By Robyn Dudic (Innsbruck, Tyrol, Austria)

For several days now, Netflix tried to convince me to see The Christmas Chronicles (2018). What got me watching it finally was their reference to the makers of Harry Potter, so I thought I might as well give it a try. What already got my attention, in the beginning, was that it seems Netflix now tries to cast more popular movie stars for its films, here Kurt Russell, probably in order to account for the movies’ quality and to push its review. That, however, was it with the movie’s entering into stardom, since one famous actor cannot account for all the other deficiencies prevalent here. Throughout the film, it seems as if the movie tried to break with the old conventional Christmas stories and bring in fresh air, thus not presenting how, for example, the parents came to be “true Santa believers.”
This leads to many unsolved ends, leaving the viewer to make up for them by having a knowledge of many other Christmas movies on which this one here in part builds upon. Trying to modernize the whole Christmas-theme, for example by a Santa criticizing traditional views on him, the movie challenges the idea of stereotypical representations. Also, the society’s growing demand to document everything to get “many hits” in the internet, as Kate Pierce says to her brother, is partly satirized by the film, even more by the audiences annoyed response to the many scenes where action and speed would have been demanded, and the little girl being preoccupied with recording everything. But in the same way as the movie does not provide a full change to conventional Christmas stories as well as it does not provide a full satire, it also touches many different topics, all just a little bit, leaving the question open what the movie really wanted to say or bring across or just which direction the film is going.
Many slapstick moments are just to enjoy in isolation, like snapshots that do not contribute in any way to the story, one could even go so far as to say that they harm the main plot. Santa’s singing-scene, for example, sure is entertaining and well made; but the way how easily this is enabled and built up is just ridiculous. One starts to question the logic of the movie, where he gets all these presents if the hat was what gave him magical powers. In the end, he gives this hat to Teddy, explaining he does not need a magical hat, being Santa. This would explain all the logic errors and loose ends from before, does it seem, however, that it is just that, an explanation to justify it rather than a justified explanation.

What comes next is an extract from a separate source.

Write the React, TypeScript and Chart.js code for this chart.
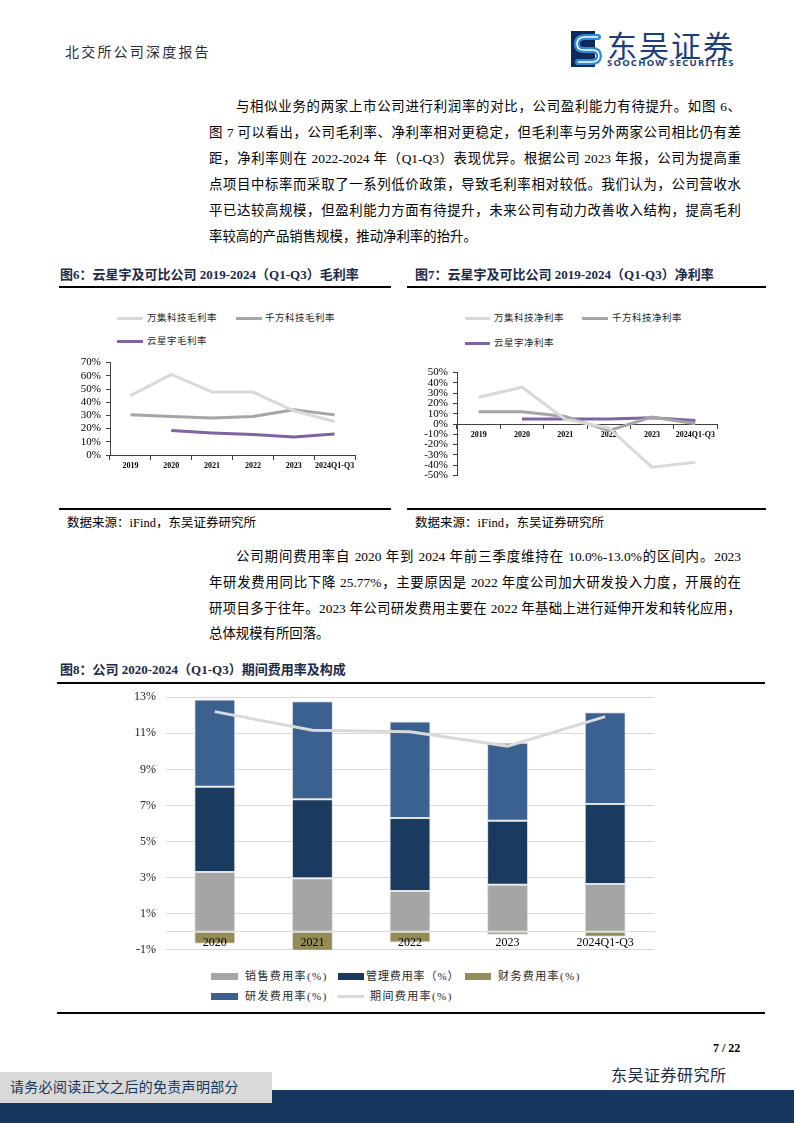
import React, { useEffect, useRef } from "react";
import { Chart, registerables } from "chart.js";

Chart.register(...registerables);

// ---------- data ----------
const years6 = ["2019", "2020", "2021", "2022", "2023", "2024Q1-Q3"];
const wanjiGross = [45, 61, 47.7, 47.7, 33.5, 25.4];
const qianfangGross = [30.4, 29.2, 28, 29.2, 34.2, 30.4];
const yunxingyuGross = [null, 18.5, 16.7, 15.5, 13.7, 16];

const wanjiNet = [26, 35.8, 4.5, -3.9, -42, -37.2];
const qianfangNet = [11.9, 11.9, 7.4, -6.5, 6.8, 0.3];
const yunxingyuNet = [null, 4.8, 4.8, 4.8, 6.1, 3.5];

const years8 = ["2020", "2021", "2022", "2023", "2024Q1-Q3"];
const salesRate = [3.31, 2.96, 2.26, 2.6, 2.64];
const adminRate = [4.73, 4.38, 4.04, 3.55, 4.44];
const rdRate = [4.83, 5.44, 5.36, 4.33, 5.08];
const financeRate = [-0.66, -1.61, -0.6, -0.17, -0.28];
const periodRate = [12.2, 11.17, 11.09, 10.29, 11.92];

// ---------- styles ----------
const serif = "'Liberation Serif', 'Times New Roman', serif";
const bodyFont = "'Liberation Serif', 'Noto Sans CJK SC', serif";
const C_WANJI = "#d9d9d9";
const C_QIANFANG = "#a5a5a5";
const C_YXY = "#8064a2";
const C_SALES = "#a5a5a5";
const C_ADMIN = "#1b3a5f";
const C_RD = "#3a6190";
const C_FIN = "#958b55";
const C_PERIOD = "#d9d9d9";
const NAVY = "#17375e";

function ChartBox({ left, top, width, height, make }: any) {
  const ref = useRef<HTMLCanvasElement>(null);
  useEffect(() => {
    const chart = new Chart(ref.current as HTMLCanvasElement, make());
    return () => chart.destroy();
  }, []);
  return (
    <canvas
      ref={ref}
      width={width}
      height={height}
      style={{ position: "absolute", left, top, width, height }}
    />
  );
}

function smallLine(datasets: any[], min: number, max: number, yWidth: number, padding: any) {
  return {
    type: "line",
    data: { labels: years6, datasets },
    options: {
      responsive: false,
      animation: false,
      layout: { padding },
      plugins: { legend: { display: false }, tooltip: { enabled: false } },
      elements: { point: { radius: 0 }, line: { tension: 0 } },
      scales: {
        x: {
          position: { y: 0 },
          offset: true,
          grid: { drawOnChartArea: false, drawTicks: true, tickLength: 4, color: "#404040", offset: true },
          border: { display: true, color: "#404040", width: 1 },
          ticks: {
            font: { family: serif, size: 8, weight: "bold" },
            color: "#000",
            padding: 2,
            maxRotation: 0,
            minRotation: 0,
            autoSkip: false,
          },
        },
        y: {
          min,
          max,
          ticks: {
            stepSize: 10,
            autoSkip: false,
            callback: (v: any) => v + "%",
            font: { family: serif, size: 11 },
            color: "#000",
            padding: 5,
          },
          grid: { drawOnChartArea: false, drawTicks: true, tickLength: 4, color: "#404040" },
          border: { display: true, color: "#404040", width: 1 },
          afterFit: (s: any) => {
            s.width = yWidth;
          },
        },
      },
    },
  };
}

function lineDs(label: string, data: any[], color: string) {
  return { label, data, borderColor: color, backgroundColor: color, borderWidth: 3, pointRadius: 0, fill: false };
}

const makeGross = () =>
  smallLine(
    [
      lineDs("万集科技毛利率", wanjiGross, C_WANJI),
      lineDs("千方科技毛利率", qianfangGross, C_QIANFANG),
      lineDs("云星宇毛利率", yunxingyuGross, C_YXY),
    ],
    0,
    70,
    50,
    { left: 0, right: 15, top: 0, bottom: 20 }
  );

const makeNet = () =>
  smallLine(
    [
      lineDs("万集科技净利率", wanjiNet, C_WANJI),
      lineDs("千方科技净利率", qianfangNet, C_QIANFANG),
      lineDs("云星宇净利率", yunxingyuNet, C_YXY),
    ],
    -50,
    50,
    47,
    { left: 0, right: 18, top: 0, bottom: 0 }
  );

const barDs = (label: string, data: number[], color: string) => ({
  label,
  data,
  backgroundColor: color,
  borderColor: "rgba(225,225,225,1)",
  borderWidth: 1,
  borderSkipped: false,
  stack: "cost",
  order: 1,
});

const makeCost = () => ({
  type: "bar",
  data: {
    labels: years8,
    datasets: [
      {
        type: "line",
        label: "期间费用率(%)",
        data: periodRate,
        borderColor: C_PERIOD,
        backgroundColor: C_PERIOD,
        borderWidth: 3,
        pointRadius: 0,
        tension: 0,
        stack: "period",
        order: 0,
      },
      barDs("销售费用率(%)", salesRate, C_SALES),
      barDs("管理费用率（%）", adminRate, C_ADMIN),
      barDs("研发费用率(%)", rdRate, C_RD),
      barDs("财务费用率(%)", financeRate, C_FIN),
    ],
  },
  options: {
    responsive: false,
    animation: false,
    layout: { padding: { left: 0, right: 26, top: 0, bottom: 0 } },
    plugins: { legend: { display: false }, tooltip: { enabled: false } },
    datasets: { bar: { categoryPercentage: 1, barPercentage: 0.42 } },
    scales: {
      x: {
        stacked: true,
        position: { y: 0 },
        grid: { display: false, drawTicks: false },
        border: { display: true, color: "#d9d9d9", width: 1 },
        ticks: {
          z: 1,
          font: { family: serif, size: 12 },
          color: "#000",
          padding: 4,
          maxRotation: 0,
          minRotation: 0,
          autoSkip: false,
        },
      },
      y: {
        stacked: true,
        min: -1,
        max: 13,
        ticks: {
          stepSize: 2,
          autoSkip: false,
          callback: (v: any) => v + "%",
          font: { family: serif, size: 12 },
          color: "#222",
          padding: 10,
        },
        grid: { color: "#d9d9d9", lineWidth: 1, drawTicks: false },
        border: { display: false },
        afterFit: (s: any) => {
          s.width = 66;
        },
      },
    },
  },
});

// ---------- text helpers ----------
function T({ x, y, w, size = 14, lh, children, justify, bold, color = "#000", ls = 0, family = bodyFont, nowrap }: any) {
  const lineH = lh || Math.round(size * 1.5);
  return (
    <div
      style={{
        position: "absolute",
        left: x,
        top: y - lineH / 2,
        width: w,
        height: lineH,
        fontSize: size,
        lineHeight: `${lineH}px`,
        fontFamily: family,
        fontWeight: bold ? "bold" : "normal",
        color,
        letterSpacing: ls,
        whiteSpace: nowrap ? "nowrap" : "normal",
        textAlign: justify ? "justify" : "left",
        textAlignLast: justify ? "justify" : "auto",
      } as any}
    >
      {children}
    </div>
  );
}

function Rule({ x, y, w, h = 2, color = "#000" }: any) {
  return <div style={{ position: "absolute", left: x, top: y - h / 2, width: w, height: h, background: color }} />;
}

function LegLine({ x, y, w, color, h = 3 }: any) {
  return <div style={{ position: "absolute", left: x, top: y - h / 2, width: w, height: h, background: color }} />;
}

const para1 = [
  "与相似业务的两家上市公司进行利润率的对比，公司盈利能力有待提升。如图 6、",
  "图 7 可以看出，公司毛利率、净利率相对更稳定，但毛利率与另外两家公司相比仍有差",
  "距，净利率则在 2022-2024 年（Q1-Q3）表现优异。根据公司 2023 年报，公司为提高重",
  "点项目中标率而采取了一系列低价政策，导致毛利率相对较低。我们认为，公司营收水",
  "平已达较高规模，但盈利能力方面有待提升，未来公司有动力改善收入结构，提高毛利",
  "率较高的产品销售规模，推动净利率的抬升。",
];
const para1Y = [107, 133, 159, 185, 211, 237];

const para2 = [
  "公司期间费用率自 2020 年到 2024 年前三季度维持在 10.0%-13.0%的区间内。2023",
  "年研发费用同比下降 25.77%，主要原因是 2022 年度公司加大研发投入力度，开展的在",
  "研项目多于往年。2023 年公司研发费用主要在 2022 年基础上进行延伸开发和转化应用，",
  "总体规模有所回落。",
];
const para2Y = [557, 583, 609, 634];

function Paragraph({ lines, ys }: any) {
  const left = 209;
  const right = 741;
  return (
    <>
      {lines.map((s: string, i: number) => {
        const last = i === lines.length - 1;
        const x = i === 0 ? left + 27 : left;
        return (
          <T key={i} x={x} y={ys[i]} w={right - x} size={13.4} lh={22} justify={!last}>
            {s}
          </T>
        );
      })}
    </>
  );
}

export default function App() {
  const capColor = "#1b2a4a";
  const legFont = "'Liberation Serif', 'Noto Sans CJK SC', serif";
  return (
    <div
      style={{
        position: "absolute",
        left: 0,
        top: 0,
        width: 794,
        height: 1123,
        overflow: "hidden",
        background: "#fff",
        fontFamily: bodyFont,
      }}
    >
      {/* header */}
      <T x={65} y={52} size={14} ls={2.2} color="#2a2a3a" nowrap>
        北交所公司深度报告
      </T>
      <svg style={{ position: "absolute", left: 571, top: 31 }} width={34} height={36} viewBox="0 0 34 36">
        <rect x={0} y={0} width={24} height={36} fill="#0e2a5c" />
        <path d="M27 6 L14 6 Q6 6 6 13 Q6 19 13 19 L21 19 Q28 19 28 25 Q28 31 20 31 L7 31" stroke="#2f8ad8" strokeWidth={6} fill="none" strokeLinecap="round" />
        <path d="M27 6 L14 6 Q6 6 6 13 Q6 19 13 19 L21 19 Q28 19 28 25 Q28 31 20 31 L7 31" stroke="#ffffff" strokeWidth={1.5} fill="none" />
      </svg>
      <T x={607} y={44} size={30} lh={34} ls={2} color="#1c3f7c" family="'Noto Sans CJK SC', sans-serif" nowrap>
        东吴证券
      </T>
      <T x={607} y={63} size={9.5} lh={12} ls={1.2} bold color="#1c3f7c" family="'Noto Sans', sans-serif" nowrap>
        SOOCHOW SECURITIES
      </T>

      {/* paragraph 1 */}
      <Paragraph lines={para1} ys={para1Y} />

      {/* fig 6 / 7 captions */}
      <T x={60} y={275} size={13} bold color={capColor} nowrap>
        图6：云星宇及可比公司 2019-2024（Q1-Q3）毛利率
      </T>
      <Rule x={59} y={287} w={332} />
      <T x={415} y={275} size={13} bold color={capColor} nowrap>
        图7：云星宇及可比公司 2019-2024（Q1-Q3）净利率
      </T>
      <Rule x={407} y={287} w={359} />

      {/* fig 6 legend */}
      <LegLine x={117} y={318} w={26} color={C_WANJI} />
      <T x={147} y={318} size={9.5} ls={0.5} color="#262626" family={legFont} nowrap>万集科技毛利率</T>
      <LegLine x={236} y={318} w={26} color={C_QIANFANG} />
      <T x={265} y={318} size={9.5} ls={0.5} color="#262626" family={legFont} nowrap>千方科技毛利率</T>
      <LegLine x={117} y={341} w={26} color={C_YXY} />
      <T x={147} y={341} size={9.5} ls={0.5} color="#262626" family={legFont} nowrap>云星宇毛利率</T>

      {/* fig 7 legend */}
      <LegLine x={465} y={318} w={25} color={C_WANJI} />
      <T x={494} y={318} size={9.5} ls={0.5} color="#262626" family={legFont} nowrap>万集科技净利率</T>
      <LegLine x={582} y={318} w={26} color={C_QIANFANG} />
      <T x={612} y={318} size={9.5} ls={0.5} color="#262626" family={legFont} nowrap>千方科技净利率</T>
      <LegLine x={465} y={343} w={25} color={C_YXY} />
      <T x={494} y={343} size={9.5} ls={0.5} color="#262626" family={legFont} nowrap>云星宇净利率</T>

      <ChartBox left={60} top={351} width={310} height={124} make={makeGross} />
      <ChartBox left={410} top={361} width={325} height={126} make={makeNet} />

      <Rule x={59} y={509} w={332} h={1.5} />
      <Rule x={407} y={509} w={359} h={1.5} />
      <T x={67} y={523} size={12.5} nowrap>数据来源：iFind，东吴证券研究所</T>
      <T x={415} y={523} size={12.5} nowrap>数据来源：iFind，东吴证券研究所</T>

      {/* paragraph 2 */}
      <Paragraph lines={para2} ys={para2Y} />

      {/* fig 8 */}
      <T x={60} y={670} size={13} bold color={capColor} nowrap>
        图8：公司 2020-2024（Q1-Q3）期间费用率及构成
      </T>
      <Rule x={57} y={683} w={708} />
      <ChartBox left={100} top={680} width={580} height={287} make={makeCost} />

      {/* fig 8 legend */}
      <LegLine x={211} y={976} w={27} h={7} color={C_SALES} />
      <T x={245} y={976} size={11} ls={1.4} color="#262626" family={legFont} nowrap>销售费用率(%)</T>
      <LegLine x={338} y={976} w={26} h={7} color={C_ADMIN} />
      <T x={366} y={976} size={11} ls={0.9} color="#262626" family={legFont} nowrap>管理费用率（%）</T>
      <LegLine x={465} y={976} w={26} h={7} color={C_FIN} />
      <T x={498} y={976} size={11} ls={1.4} color="#262626" family={legFont} nowrap>财务费用率(%)</T>
      <LegLine x={211} y={996} w={27} h={7} color={C_RD} />
      <T x={245} y={996} size={11} ls={1.4} color="#262626" family={legFont} nowrap>研发费用率(%)</T>
      <LegLine x={338} y={996} w={26} h={3} color={C_PERIOD} />
      <T x={370} y={996} size={11} ls={1.4} color="#262626" family={legFont} nowrap>期间费用率(%)</T>

      <Rule x={57} y={1013} w={708} h={1.5} />

      {/* footer */}
      <T x={713} y={1048} size={12} bold family={serif} nowrap>7 / 22</T>
      <T x={611} y={1076} size={16} ls={0.5} color="#1b2a4a" nowrap>东吴证券研究所</T>
      <div style={{ position: "absolute", left: 0, top: 1090, width: 794, height: 33, background: NAVY }} />
      <div style={{ position: "absolute", left: 0, top: 1072, width: 272, height: 31, background: "#d9d9d9" }} />
      <T x={10} y={1087} size={14} ls={0.3} color={NAVY} nowrap>请务必阅读正文之后的免责声明部分</T>
    </div>
  );
}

Why did he even give the boy the hat? To seal his conversion into a believer? Only makes sense at the end – does not seem justified. Why did he pretend to be unmagical? To bring this tragic pair of endlessly fighting siblings together – does not seem solid either. Why would he just ask for his little helpers in the end when time became even tighter if it was already stressful before? To make Teddy believe in himself – again only makes sense in the end. And the problem here is not that it only makes sense in hindsight and with the knowledge of the resolution, in the end, it does simply not seem like it had been clear to the filmmakers themselves. All these scenes seem to be merely a tool for dramatic action, an action that rather stands powerful in disconnected scenes than an overall plot.
And presuming Santa did all that just to help two siblings, of course, he is Santa, he is a helper and healer that brings together the disunited, the consequences he simply accepts for that are not Santa-like at all: the heightened crime rates, due to a reduced “Christmas spirit”, for example. Altogether this Santa seems more like a selfish one, preoccupied with his reputation rather than what he should represent, the “Christmas spirit.” Maybe this was an attempt to humanize the figure of Santa Clause, to make him more accessible by bringing him down from his ungraspable Saint-like position and make him “one of us.” This, however, is not well-executed, manly again to the fact that it is executed only in part. What gave, even more, to think about, was the naturality with which Santa addressed the adults throughout the movie, naïve and ignorant towards the fact that he lives as a common myth. Being as long in that job as he seems to be, this does not make any sense since his behaviour is one of somebody who has no clue with what he is dealing. Here again the question – why do Kate and Teddy’s parents believe in Santa? And why did the family did not come across as especially believing?
Again, many older Christmas movies resonate with open ends of the plot, and just like another Netflix movie released this year, Sierra Burgess Is a Loser (2018), the film lives more on momentary scenes and otherwise in the imagination of the viewer, than really on the screen as a well-developed story. The story just seems to be a means to funny, entertaining and impressive scenes, as if to show off what the filmmakers are capable of doing, rather than the scenes being a means to a solid plot. Maybe this is because Netflix tries to provide more and more Original-content in a more and more limited period of time. Because a non-solid, not well-planned plot is usually the result of little thought and time given.
It seems as if Netflix just wanted to have made a Christmas movie itself than making a good one for the movie’s sake. I sure was entertained watching the movie, wanting to know how the well-predictable story will resolve, but I would have preferred to be entertained by something qualitative that lets me dive in into the fictive world presented, rather than meta-fictionally observing how the figures and scenes are moving like on a chess-board to serve the dramatic action and, thus, the entertainment of the audience.